Dans son communiqué, la CFDT explique : « dans le cadre de cette future réunion du 12 juin, il n’est pas inutile de rajouter de la pression sur l’exécutif, notamment en étant très nombreuses et nombreux dans la rue ce mardi 6 juin 2023 » tandis que la CGT appelle « à construire une journée unitaire de grève massive dans la Fonction publique le 6 juin, pour gagner l’abrogation de la loi Macron et exercer une pression maximale sur le gouvernement concernant les enjeux salariaux ». Une logique qui consiste à se greffer artificiellement à la journée interprofessionnelle de l’intersyndicale, sans chercher à construire une grève nationale pour les salaires. Or, la réforme des retraites l’a montré, face à un gouvernement radicalisé, seul le rapport de forces peut permettre d’arracher des revendications à la hauteur de la situation.
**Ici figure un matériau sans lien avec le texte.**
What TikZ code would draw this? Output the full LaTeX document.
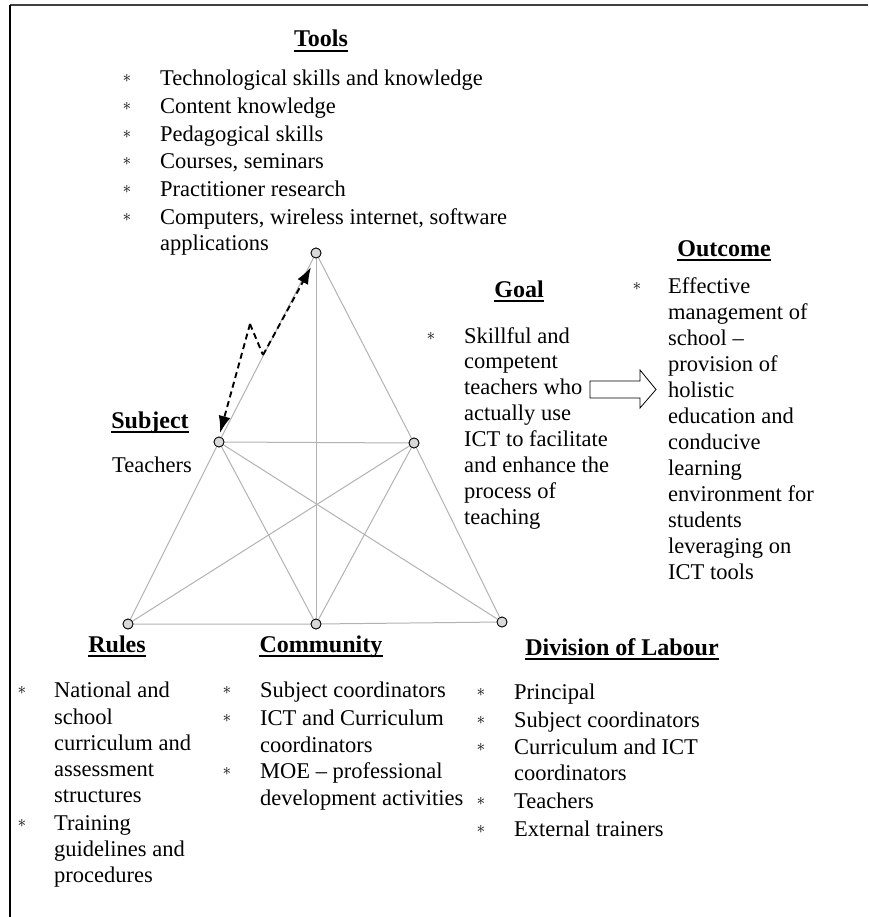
\documentclass[tikz,border=0pt]{standalone}
\usepackage{fontspec}
\setmainfont{Liberation Serif}
\usetikzlibrary{arrows.meta}
\begin{document}
\begin{tikzpicture}[x=1pt,y=-1pt,
  txt/.style={anchor=base west,inner sep=0pt,font=\fontsize{22.5}{26}\selectfont},
  bul/.style={anchor=base,inner sep=0pt,yshift=3pt,font=\fontsize{16}{16}\selectfont},
  heading/.style={anchor=base,inner sep=0pt,font=\fontsize{24}{28}\selectfont\bfseries},
  uline/.style={line width=2pt,black},
  spoke/.style={draw=black!30,line width=1pt},
  dot/.style={circle,draw=black,line width=0.8pt,fill=black!15,minimum size=10pt,inner sep=0pt},
  dash2/.style={line width=1.9pt,dash pattern=on 6pt off 4pt},
  zig/.style={dash2,-{Latex[length=17pt,width=12pt]}},
  hollow/.style={draw=black,line width=0.8pt,fill=white}]
\useasboundingbox (0,0) rectangle (868,917);

% frame
\draw[black!75,line width=2pt] (10,5) -- (868,5);
\draw[black,line width=1.4pt] (10,5) -- (10,917);

% activity triangles
\node[dot] (tool) at (316,253) {};
\node[dot] (subj) at (219,442) {};
\node[dot] (goal) at (414,443) {};
\node[dot] (rule) at (128,624) {};
\node[dot] (comm) at (316,624) {};
\node[dot] (div)  at (502,622) {};
\draw[spoke] (tool) -- (subj) -- (rule) -- (comm) -- (div) -- (goal) -- (tool);
\draw[spoke] (tool) -- (comm);
\draw[spoke] (subj) -- (goal);
\draw[spoke] (subj) -- (comm);
\draw[spoke] (subj) -- (div);
\draw[spoke] (goal) -- (rule);
\draw[spoke] (goal) -- (comm);
% dots again, over the spokes
\foreach \n in {tool,subj,goal,rule,comm,div}
  \node[dot] at (\n) {};

% contradiction between subject and tools
\coordinate (zA) at (250,324);
\coordinate (zB) at (263,355);
\coordinate (tipS) at (220,433);
\coordinate (tipT) at (311,267);
\draw[zig] (zA) -- (tipS);
\draw[zig] (zB) -- (tipT);
\draw[dash2] (zA) -- (zB);

% headings
\node[heading] (hTools) at (321,47) {Tools};
\node[heading] (hOut)   at (724,256) {Outcome};
\node[heading] (hGoal)  at (519,297) {Goal};
\node[heading] (hSubj)  at (150,428) {Subject};
\node[heading] (hRule)  at (117,652) {Rules};
\node[heading] (hComm)  at (321,652) {Community};
\node[heading] (hDiv)   at (622,655) {Division of Labour};
\foreach \h in {hTools,hOut,hGoal,hSubj,hRule,hComm,hDiv}
  \draw[uline] ([yshift=-4pt]\h.base west) -- ([yshift=-4pt]\h.base east);

% tools
\foreach \y/\t [count=\i] in {86/{Technological skills and knowledge},114/{Content knowledge},
  142/{Pedagogical skills},169/{Courses, seminars},197/{Practitioner research},
  225/{Computers, wireless internet, software}} {
  \node[bul] (tb\i) at (127,\y) {$\ast$};
  \node[txt] (tt\i) at (160,\y) {\t};
}
\node[txt] (tt7) at (160,251) {applications};

% subject
\node[txt] (sTxt) at (112,472) {Teachers};

% goal
\node[bul] (gb) at (431,343) {$\ast$};
\foreach \y/\t [count=\i] in {343/{Skillful and},368/{competent},394/{teachers who},
  420/{actually use},446/{ICT to facilitate},472/{and enhance the},498/{process of},524/{teaching}}
  \node[txt] (gt\i) at (464,\y) {\t};

% goal leads to outcome
\draw[hollow] (590,381) -- (640,381) -- (640,370) -- (656,389.5) -- (640,408)
  -- (640,398) -- (590,398) -- cycle;

% outcome
\node[bul] (ob) at (637,293) {$\ast$};
\foreach \y/\t [count=\i] in {293/{Effective},319/{management of},345/{school --},
  371/{provision of},397/{holistic},423/{education and},449/{conducive},475/{learning},
  501/{environment for},527/{students},553/{leveraging on},579/{ICT tools}}
  \node[txt] (ot\i) at (668,\y) {\t};

% rules
\node[bul] (rb1) at (22,697) {$\ast$};
\node[bul] (rb2) at (22,830) {$\ast$};
\foreach \y/\t [count=\i] in {697/{National and},724/{school},750/{curriculum and},
  776/{assessment},802/{structures},830/{Training},856/{guidelines and},882/{procedures}}
  \node[txt] (rt\i) at (54,\y) {\t};

% community
\foreach \y in {697,725,778}
  \node[bul] (cb\y) at (227,\y) {$\ast$};
\foreach \y/\t [count=\i] in {697/{Subject coordinators},725/{ICT and Curriculum},
  752/{coordinators},778/{MOE -- professional},805/{development activities}}
  \node[txt] (ct\i) at (260,\y) {\t};

% division of labour
\foreach \y in {699,727,754,808,836}
  \node[bul] (db\y) at (481,\y) {$\ast$};
\foreach \y/\t [count=\i] in {699/{Principal},727/{Subject coordinators},
  754/{Curriculum and ICT},780/{coordinators},808/{Teachers},836/{External trainers}}
  \node[txt] (dt\i) at (514,\y) {\t};
\end{tikzpicture}
\end{document}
Or justement, une nouvelle vague de grèves pour les salaires déferle dans le privé comme dans le public, à l’image de la mobilisation des Tisséo à Toulouse. Dans un tel contexte, l’heure devrait être à la construction d’un grand mouvement pour les salaires plutôt qu’au dialogue avec Guérini. Ce d’autant plus que les fonctionnaires pourraient jouer un rôle central d’entraînement pour enclencher un mouvement national pour des augmentations de salaires, unifiant l’ensemble des travailleurs.

Sophie Binet tente de botter en touche sur une telle perspective, expliquant que le combat pour les salaires devrait fatalement se mener boîte par boîte. Mais il est possible de briser cette situation dans laquelle veut nous enfermer le gouvernement, et les travailleurs publics présents partout sur le territoire ont un rôle central à jouer en ce sens. Pour cela, il faut un plan de bataille et de revendications unifiantes pour l’ensemble de notre classe, afin d’arracher des augmentations de salaires pour toutes et tous, leur indexation sur l’inflation, en articulant cette bataille à celle contre la réforme des retraites et l’ensemble des offensives de Macron.